Figure scripts

########################################

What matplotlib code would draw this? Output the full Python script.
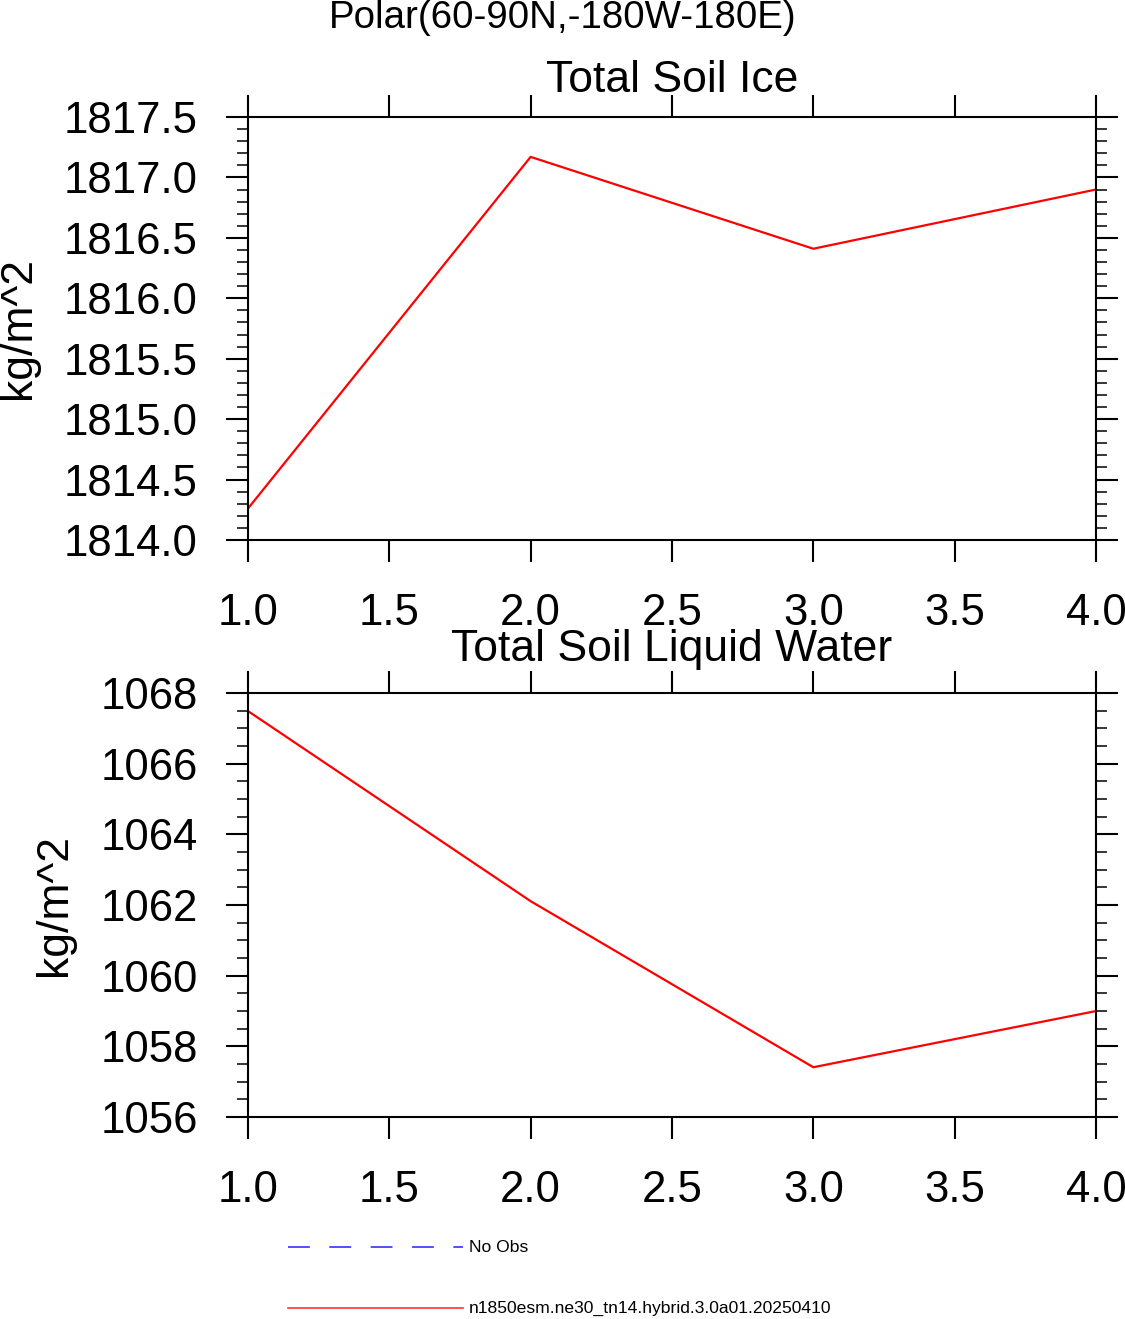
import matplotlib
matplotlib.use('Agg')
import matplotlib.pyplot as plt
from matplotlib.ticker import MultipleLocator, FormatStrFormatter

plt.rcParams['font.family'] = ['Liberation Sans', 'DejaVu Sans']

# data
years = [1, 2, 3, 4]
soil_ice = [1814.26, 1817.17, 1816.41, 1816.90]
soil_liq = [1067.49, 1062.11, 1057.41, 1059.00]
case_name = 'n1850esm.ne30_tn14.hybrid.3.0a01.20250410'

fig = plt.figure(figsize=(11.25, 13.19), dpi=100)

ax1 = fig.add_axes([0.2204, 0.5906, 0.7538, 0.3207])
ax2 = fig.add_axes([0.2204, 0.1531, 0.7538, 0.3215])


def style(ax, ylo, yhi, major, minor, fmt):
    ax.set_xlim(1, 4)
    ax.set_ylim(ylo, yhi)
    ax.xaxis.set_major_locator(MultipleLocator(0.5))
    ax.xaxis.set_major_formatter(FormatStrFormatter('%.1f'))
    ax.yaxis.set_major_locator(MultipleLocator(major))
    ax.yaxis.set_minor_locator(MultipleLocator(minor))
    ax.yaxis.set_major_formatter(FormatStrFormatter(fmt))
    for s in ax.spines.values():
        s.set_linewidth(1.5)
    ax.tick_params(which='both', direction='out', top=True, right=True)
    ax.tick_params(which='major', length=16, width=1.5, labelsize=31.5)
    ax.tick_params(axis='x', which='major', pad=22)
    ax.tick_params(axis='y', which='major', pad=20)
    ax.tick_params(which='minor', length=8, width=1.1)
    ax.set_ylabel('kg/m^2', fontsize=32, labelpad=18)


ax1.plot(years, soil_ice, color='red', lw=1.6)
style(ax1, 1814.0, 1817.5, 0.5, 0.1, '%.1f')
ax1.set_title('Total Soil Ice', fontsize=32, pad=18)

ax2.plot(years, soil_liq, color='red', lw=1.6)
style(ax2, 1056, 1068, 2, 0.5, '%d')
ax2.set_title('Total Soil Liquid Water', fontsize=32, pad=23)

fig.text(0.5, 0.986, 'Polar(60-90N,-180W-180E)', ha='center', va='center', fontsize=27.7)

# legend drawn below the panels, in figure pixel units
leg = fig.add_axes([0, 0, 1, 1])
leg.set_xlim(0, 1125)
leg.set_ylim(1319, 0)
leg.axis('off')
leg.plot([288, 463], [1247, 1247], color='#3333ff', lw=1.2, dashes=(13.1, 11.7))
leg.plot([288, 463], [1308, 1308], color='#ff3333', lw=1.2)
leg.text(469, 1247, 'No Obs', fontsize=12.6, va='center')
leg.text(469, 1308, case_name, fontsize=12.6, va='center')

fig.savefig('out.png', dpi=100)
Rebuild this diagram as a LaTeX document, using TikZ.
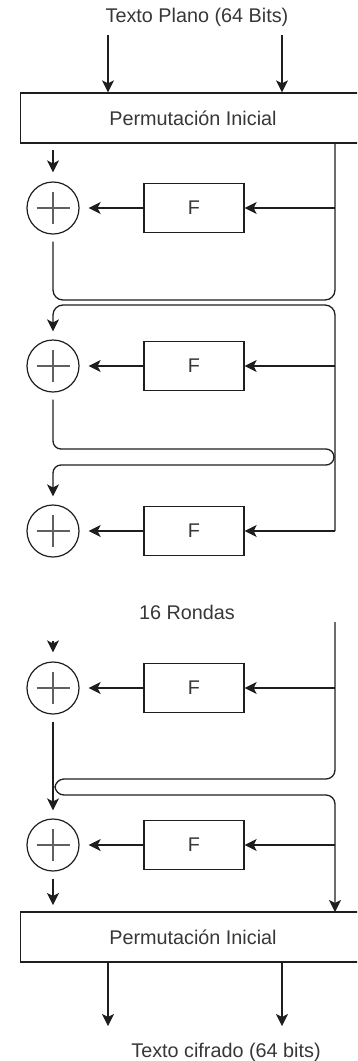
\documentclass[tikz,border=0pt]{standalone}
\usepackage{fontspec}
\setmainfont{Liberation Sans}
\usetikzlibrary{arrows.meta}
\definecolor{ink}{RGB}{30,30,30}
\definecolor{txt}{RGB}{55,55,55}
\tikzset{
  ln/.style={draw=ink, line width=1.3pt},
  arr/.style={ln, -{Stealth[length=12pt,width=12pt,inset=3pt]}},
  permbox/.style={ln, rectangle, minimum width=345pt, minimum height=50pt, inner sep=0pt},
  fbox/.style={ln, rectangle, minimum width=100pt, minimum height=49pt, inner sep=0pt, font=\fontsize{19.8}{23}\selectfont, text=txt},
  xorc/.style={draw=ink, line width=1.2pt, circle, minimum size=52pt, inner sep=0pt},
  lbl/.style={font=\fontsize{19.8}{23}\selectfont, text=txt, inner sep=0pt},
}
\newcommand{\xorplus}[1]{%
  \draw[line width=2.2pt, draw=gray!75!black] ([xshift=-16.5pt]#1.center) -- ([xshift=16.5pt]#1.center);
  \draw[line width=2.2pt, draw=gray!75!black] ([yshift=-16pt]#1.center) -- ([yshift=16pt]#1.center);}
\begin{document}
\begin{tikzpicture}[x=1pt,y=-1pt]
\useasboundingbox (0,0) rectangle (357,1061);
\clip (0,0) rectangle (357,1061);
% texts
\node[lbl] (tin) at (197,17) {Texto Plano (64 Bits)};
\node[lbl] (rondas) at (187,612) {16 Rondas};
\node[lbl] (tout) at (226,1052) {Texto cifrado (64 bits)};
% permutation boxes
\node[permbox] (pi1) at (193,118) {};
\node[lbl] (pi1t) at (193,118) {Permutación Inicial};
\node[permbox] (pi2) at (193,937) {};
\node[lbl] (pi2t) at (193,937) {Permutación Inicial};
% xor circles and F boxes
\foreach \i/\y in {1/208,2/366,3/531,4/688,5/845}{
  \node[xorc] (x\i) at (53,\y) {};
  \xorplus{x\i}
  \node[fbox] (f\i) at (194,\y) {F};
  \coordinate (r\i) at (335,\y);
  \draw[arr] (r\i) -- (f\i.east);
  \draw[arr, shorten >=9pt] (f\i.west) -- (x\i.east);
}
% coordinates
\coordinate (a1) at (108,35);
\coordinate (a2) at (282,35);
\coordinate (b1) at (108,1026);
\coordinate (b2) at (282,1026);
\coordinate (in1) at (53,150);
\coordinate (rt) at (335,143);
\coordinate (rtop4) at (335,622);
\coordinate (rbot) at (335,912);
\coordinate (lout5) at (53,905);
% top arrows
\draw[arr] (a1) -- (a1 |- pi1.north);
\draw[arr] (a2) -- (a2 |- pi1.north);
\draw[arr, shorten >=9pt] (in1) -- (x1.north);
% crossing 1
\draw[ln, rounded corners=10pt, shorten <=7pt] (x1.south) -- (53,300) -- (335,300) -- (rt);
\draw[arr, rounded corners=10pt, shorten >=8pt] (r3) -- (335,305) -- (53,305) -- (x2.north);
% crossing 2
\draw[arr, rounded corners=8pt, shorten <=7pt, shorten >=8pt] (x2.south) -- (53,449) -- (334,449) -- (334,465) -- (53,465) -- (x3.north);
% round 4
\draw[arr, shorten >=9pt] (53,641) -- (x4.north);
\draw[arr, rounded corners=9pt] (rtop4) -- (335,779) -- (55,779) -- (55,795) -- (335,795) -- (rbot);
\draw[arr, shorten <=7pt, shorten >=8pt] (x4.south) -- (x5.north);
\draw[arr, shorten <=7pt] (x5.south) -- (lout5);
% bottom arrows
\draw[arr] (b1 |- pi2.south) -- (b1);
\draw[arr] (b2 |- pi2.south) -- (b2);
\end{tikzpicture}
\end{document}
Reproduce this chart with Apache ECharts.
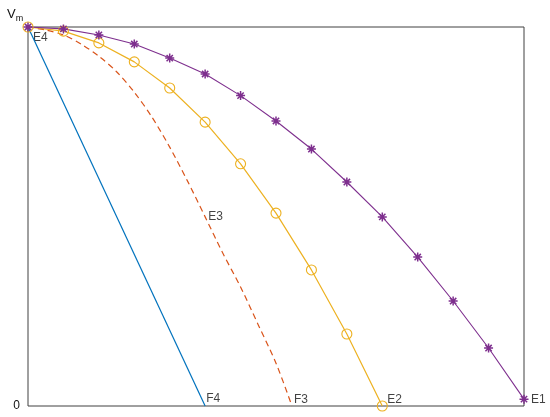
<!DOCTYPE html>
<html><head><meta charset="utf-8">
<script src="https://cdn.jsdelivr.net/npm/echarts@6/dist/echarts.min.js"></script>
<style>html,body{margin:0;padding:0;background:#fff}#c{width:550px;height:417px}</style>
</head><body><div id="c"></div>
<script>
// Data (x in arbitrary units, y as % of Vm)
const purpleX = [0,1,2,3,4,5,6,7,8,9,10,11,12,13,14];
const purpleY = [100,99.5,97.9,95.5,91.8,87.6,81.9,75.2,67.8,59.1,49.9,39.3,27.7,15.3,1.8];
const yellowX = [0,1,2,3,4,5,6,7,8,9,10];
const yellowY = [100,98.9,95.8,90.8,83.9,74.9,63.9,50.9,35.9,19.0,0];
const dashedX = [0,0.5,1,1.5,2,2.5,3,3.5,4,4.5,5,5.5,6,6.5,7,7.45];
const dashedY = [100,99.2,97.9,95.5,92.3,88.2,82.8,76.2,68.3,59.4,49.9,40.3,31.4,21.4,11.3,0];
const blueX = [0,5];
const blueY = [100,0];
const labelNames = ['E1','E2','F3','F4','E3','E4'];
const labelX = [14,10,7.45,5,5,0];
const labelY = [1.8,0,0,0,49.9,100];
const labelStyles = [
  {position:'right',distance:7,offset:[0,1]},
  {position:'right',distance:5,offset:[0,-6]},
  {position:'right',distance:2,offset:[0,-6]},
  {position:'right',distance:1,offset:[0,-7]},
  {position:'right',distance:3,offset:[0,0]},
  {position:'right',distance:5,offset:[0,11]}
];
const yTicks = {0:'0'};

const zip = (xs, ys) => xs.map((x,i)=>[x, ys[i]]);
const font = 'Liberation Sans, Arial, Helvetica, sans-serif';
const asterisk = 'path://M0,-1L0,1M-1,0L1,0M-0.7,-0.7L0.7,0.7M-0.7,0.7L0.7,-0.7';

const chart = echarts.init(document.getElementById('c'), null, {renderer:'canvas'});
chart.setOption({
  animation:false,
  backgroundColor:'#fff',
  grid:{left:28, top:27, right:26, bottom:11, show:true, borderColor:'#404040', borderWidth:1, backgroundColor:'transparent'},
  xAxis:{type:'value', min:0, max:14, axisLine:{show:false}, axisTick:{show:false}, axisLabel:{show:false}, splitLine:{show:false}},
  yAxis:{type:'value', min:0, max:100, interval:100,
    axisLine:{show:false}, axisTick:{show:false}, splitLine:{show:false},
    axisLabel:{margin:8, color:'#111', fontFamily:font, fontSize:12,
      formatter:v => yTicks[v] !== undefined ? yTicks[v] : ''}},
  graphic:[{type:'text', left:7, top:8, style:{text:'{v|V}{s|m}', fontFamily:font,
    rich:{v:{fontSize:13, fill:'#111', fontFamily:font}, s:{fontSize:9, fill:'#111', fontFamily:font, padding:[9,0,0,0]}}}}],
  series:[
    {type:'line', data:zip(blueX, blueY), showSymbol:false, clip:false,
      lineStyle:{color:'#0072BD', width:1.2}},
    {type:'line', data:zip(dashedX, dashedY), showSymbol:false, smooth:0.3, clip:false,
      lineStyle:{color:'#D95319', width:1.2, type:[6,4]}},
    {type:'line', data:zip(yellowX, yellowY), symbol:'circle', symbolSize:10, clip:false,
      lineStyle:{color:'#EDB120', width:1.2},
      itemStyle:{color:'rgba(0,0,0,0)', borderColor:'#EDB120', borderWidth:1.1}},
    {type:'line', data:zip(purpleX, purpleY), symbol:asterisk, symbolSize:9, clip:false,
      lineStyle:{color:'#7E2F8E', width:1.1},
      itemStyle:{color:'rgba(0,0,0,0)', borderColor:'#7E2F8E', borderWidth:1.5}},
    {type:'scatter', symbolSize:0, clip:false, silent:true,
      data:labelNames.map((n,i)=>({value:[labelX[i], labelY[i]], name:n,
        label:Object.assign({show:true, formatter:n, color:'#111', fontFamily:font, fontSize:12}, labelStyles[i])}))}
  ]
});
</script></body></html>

########################################

# [Stated task]
Above are the records; repeat their lines from the first through the line containing "ha='center', va='center', fontsize=27.7)", and leave out each picture.

# [Complete response]
What matplotlib code would draw this? Output the full Python script.
import matplotlib
matplotlib.use('Agg')
import matplotlib.pyplot as plt
from matplotlib.ticker import MultipleLocator, FormatStrFormatter

plt.rcParams['font.family'] = ['Liberation Sans', 'DejaVu Sans']

# data
years = [1, 2, 3, 4]
soil_ice = [1814.26, 1817.17, 1816.41, 1816.90]
soil_liq = [1067.49, 1062.11, 1057.41, 1059.00]
case_name = 'n1850esm.ne30_tn14.hybrid.3.0a01.20250410'

fig = plt.figure(figsize=(11.25, 13.19), dpi=100)

ax1 = fig.add_axes([0.2204, 0.5906, 0.7538, 0.3207])
ax2 = fig.add_axes([0.2204, 0.1531, 0.7538, 0.3215])


def style(ax, ylo, yhi, major, minor, fmt):
    ax.set_xlim(1, 4)
    ax.set_ylim(ylo, yhi)
    ax.xaxis.set_major_locator(MultipleLocator(0.5))
    ax.xaxis.set_major_formatter(FormatStrFormatter('%.1f'))
    ax.yaxis.set_major_locator(MultipleLocator(major))
    ax.yaxis.set_minor_locator(MultipleLocator(minor))
    ax.yaxis.set_major_formatter(FormatStrFormatter(fmt))
    for s in ax.spines.values():
        s.set_linewidth(1.5)
    ax.tick_params(which='both', direction='out', top=True, right=True)
    ax.tick_params(which='major', length=16, width=1.5, labelsize=31.5)
    ax.tick_params(axis='x', which='major', pad=22)
    ax.tick_params(axis='y', which='major', pad=20)
    ax.tick_params(which='minor', length=8, width=1.1)
    ax.set_ylabel('kg/m^2', fontsize=32, labelpad=18)


ax1.plot(years, soil_ice, color='red', lw=1.6)
style(ax1, 1814.0, 1817.5, 0.5, 0.1, '%.1f')
ax1.set_title('Total Soil Ice', fontsize=32, pad=18)

ax2.plot(years, soil_liq, color='red', lw=1.6)
style(ax2, 1056, 1068, 2, 0.5, '%d')
ax2.set_title('Total Soil Liquid Water', fontsize=32, pad=23)

fig.text(0.5, 0.986, 'Polar(60-90N,-180W-180E)', ha='center', va='center', fontsize=27.7)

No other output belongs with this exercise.